Marcel Ferry travaille comme brocanteur, ferronnier d’art et céramiste. Entre autres. En cette fin janvier, il n’a pas l’intention de s’arrêter, il multiplie les projets. Le dernier en date : faire revivre la tradition des grès flammés.
A le voir se déplacer lentement, et parfois avec difficulté en cette fin janvier 2020, on pourrait douter de ses capacités à travailler encore. Mais son sourire désarme l’auditeur: "ma tête fonctionne à merveille, c’est en dessous que ça a du mal" rigole Marcel Ferry.

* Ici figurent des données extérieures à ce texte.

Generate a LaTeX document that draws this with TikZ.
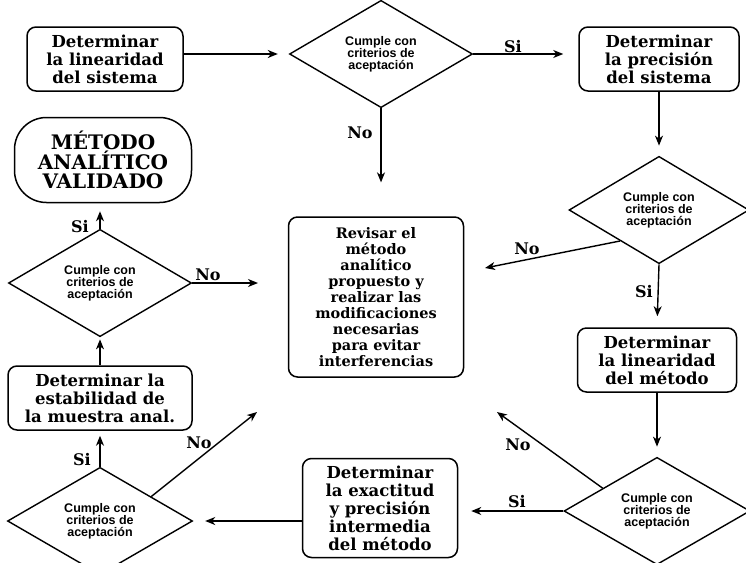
\documentclass[tikz,border=0pt]{standalone}
\usepackage{fontspec}
\newfontfamily\dfont{Liberation Sans}
\newfontfamily\bfont{DejaVu Serif}
\usetikzlibrary{shapes.geometric,arrows.meta,calc}
\begin{document}
\begin{tikzpicture}[x=1pt,y=-1pt,
  box/.style={draw, line width=1.5pt, rounded corners=9pt, align=center, inner sep=0pt,
    font=\bfont\bfseries\fontsize{16.5}{18}\selectfont},
  dec/.style={draw, diamond, line width=1.4pt, inner sep=0pt, align=center,
    font=\dfont\bfseries\fontsize{12.5}{11.5}\selectfont},
  arr/.style={line width=1.4pt, -{Stealth[length=10pt,width=8pt,inset=3pt]}},
  lab/.style={font=\bfont\bfseries\fontsize{16}{16}\selectfont, inner sep=0pt}]
\useasboundingbox (0,0) rectangle (746,562);

\node[box, minimum width=156pt, minimum height=64pt] (b1) at (105,59) {Determinar\\la linearidad\\del sistema};
\node[dec, minimum width=183pt, minimum height=91pt] (d1) at (381,54) {Cumple con\\criterios de\\aceptación};
\node[box, minimum width=160pt, minimum height=64pt] (b2) at (659,59) {Determinar\\la precisión\\del sistema};
\node[dec, minimum width=180pt, minimum height=93pt] (d2) at (659,210) {Cumple con\\criterios de\\aceptación};
\node[box, minimum width=159pt, minimum height=64pt] (b3) at (657,360) {Determinar\\la linearidad\\del método};
\node[dec, minimum width=186pt, minimum height=92pt] (d4) at (657,511) {Cumple con\\criterios de\\aceptación};
\node[box, minimum width=155pt, minimum height=99pt] (b4) at (380,508) {Determinar\\la exactitud\\y precisión\\intermedia\\del método};
\node[dec, minimum width=185pt, minimum height=104pt] (d5) at (100,521) {Cumple con\\criterios de\\aceptación};
\node[box, minimum width=184pt, minimum height=64pt] (b5) at (100,398) {Determinar la\\estabilidad de\\la muestra anal.};
\node[dec, minimum width=183pt, minimum height=91pt] (d6) at (100,283) {Cumple con\\criterios de\\aceptación};
\node[box, rounded corners=32pt, minimum width=177pt, minimum height=85pt, font=\bfont\bfseries\fontsize{20}{19.5}\selectfont] (t) at (103,160) {MÉTODO\\ANALÍTICO\\VALIDADO};
\node[box, minimum width=175pt, minimum height=160pt, font=\bfont\bfseries\fontsize{14.5}{16}\selectfont] (rev) at (376,297)
  {Revisar el\\método\\analítico\\propuesto y\\realizar las\\modificaciones\\necesarias\\para evitar\\interferencias};

\node[lab] (s1) at (513,47) {Si};
\node[lab] (n1) at (360,133) {No};
\node[lab] (n2) at (527,249) {No};
\node[lab] (s2) at (644,292) {Si};
\node[lab] (n4) at (518,445) {No};
\node[lab] (s4) at (517,502) {Si};
\node[lab] (s5) at (82,460) {Si};
\node[lab] (n5) at (199,443) {No};
\node[lab] (n6) at (208,275) {No};
\node[lab] (s6) at (80,227) {Si};

\coordinate (e1) at ($(d1.south)+(0,74)$);
\coordinate (e2) at (485,268);
\coordinate (e4) at (497,412);
\coordinate (e5) at (257,412);
\coordinate (e6) at (258,283);

\draw[arr, shorten >=11pt] (b1.east |- d1.west) -- (d1.west);
\draw[arr, shorten >=15pt] (d1.east) -- (d1.east -| b2.west);
\draw[arr] (d1.south) -- (e1);
\draw[arr, shorten >=10pt] (b2.south) -- (d2.north);
\draw[arr] ($(d2.west)!0.57!(d2.south)$) -- (e2);
\draw[arr, shorten >=11pt] (d2.south) -- (b3.north);
\draw[arr, shorten >=10pt] (b3.south) -- (d4.north);
\draw[arr] ($(d4.west)!0.42!(d4.north)$) -- (e4);
\draw[arr, shorten >=13pt] (d4.west) -- (d4.west -| b4.east);
\draw[arr, shorten >=12pt] (b4.west |- d5.east) -- (d5.east);
\draw[arr, shorten >=5pt] (d5.north) -- (b5.south);
\draw[arr] ($(d5.north)!0.55!(d5.east)$) -- (e5);
\draw[arr, shorten >=2pt] (b5.north) -- (d6.south);
\draw[arr] (d6.east) -- (e6);
\draw[arr, shorten >=8pt] (d6.north) -- (d6.north |- t.south);
\end{tikzpicture}
\end{document}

Sa vie de labeur l’a abîmé, mais l’octogénaire semble puiser dans des ressources de malice infinies: il ne peut plus monter les escaliers qui mènent à son atelier de moulage? Il a installé un monte-charge sur mesure, qui lui permet des allers retours à sa guise. Sa cour et ses ateliers à Rambervillers (Vosges) débordent de ferraille à forger, d’argile, et de meubles brocantés.
Les grès flammés
Marcel Ferry le reconnaît volontiers : "c’est souvent le hasard qui m’a porté, la chance aussi un peu, et le travail beaucoup". Son dernier projet paraît titanesque : faire revivre les grès flammés de Rambervillers, une production qui a failli s’éteindre il y a quatre ans, quand la petite-fille de Marcel a jeté l’éponge.Le grand-père s’y est mis longtemps, de 1974 à 2015. Sur un coup de dés : sur l’ancien site de production historique des grès flammés, la Société Anonyme des Produits Céramiques de Rambervillers, il découvre des moules à l’abandon au début des années 70, que les enfants cassent pour en faire de la craie. Marcel sauve les moules de la destruction. A son grand étonnement, les moules sont signés par les plus grands noms de l’Art Nouveau Nancéien, comme Majorelle ! Alors ferronnier d’art de métier, il convainc l’industriel Alphonse Cythère, "l’inventeur" des grès flammés de Rambervillers au bleu métallique proche de la céramique japonaise, de le former. Pour Marcel c’est le début d’une aventure de quarante ans, qu’il mènera de front avec la ferronnerie et la brocante.
Sauvés de l’oubli
En 2016, sa petite-fille qui avait repris l’affaire familiale, arrête l’activité. Marcel ne cogite pas longtemps, il déménage son ancien dépôt de brocante, il y installe ses fours, ses moules, et son monte-charge. Il a subi plusieurs opérations à la hanche et aux genoux, mais rien ne l’arrête, de la préparation de la barbotine à la cuisson. Son ingrédient de base, le grès, est une production locale. Cette argile à forte teneur en silice, Marcel la cuit deux fois, pour assurer une parfaite vitrification, et donc étanchéité à ses pièces, "qui doivent servir ! Si je fais une cruche, elle doit être étanche à 100% ".Ecole de Nancy
L’artisan veille sur ses moules. Des pièces qui lui permettent de produire encore aujourd’hui des grès signés par Schneider, Virion ou Gruber, sans compter Majorelle. Mais l’ancien pupille de la nation, qui a connu la guerre d’Algérie comme appelé, ne regarde pas derrière lui : "je veux avancer ! Récemment j’ai fait un pingouin, puis deux, et maintenant je vais faire des petits" explique-t-il joyeusement, tout en admirant une pièce qui sèche depuis deux semaines : une splendide tête de veau ! Marcel se réjouit du regain d’intérêt pour les grès flammés : "avant les gens les abandonnaient dans les greniers, aujourd’hui la céramique revient à la mode et j’en profite puisque lors de mes dernières portes ouvertes j’ai vendu 140 pièces, alors qu’avant je pouvais rester des mois sans rien vendre".Son secret
Impossible de voir l’émaillage. Marcel sourit : "c’est mon secret". Nous ne saurons pas comment il donne à ses céramiques cette teinte bleutée très caractéristique. Le coup de main, le savoir-faire, les connaissances et l’expérience accumulée, Marcel voudrait les transmettre. Pas pour passer la main, pour accompagner, comme lui l’a été tout au long de sa vie.La retraite? "Jamais ! C’est pour les vieux".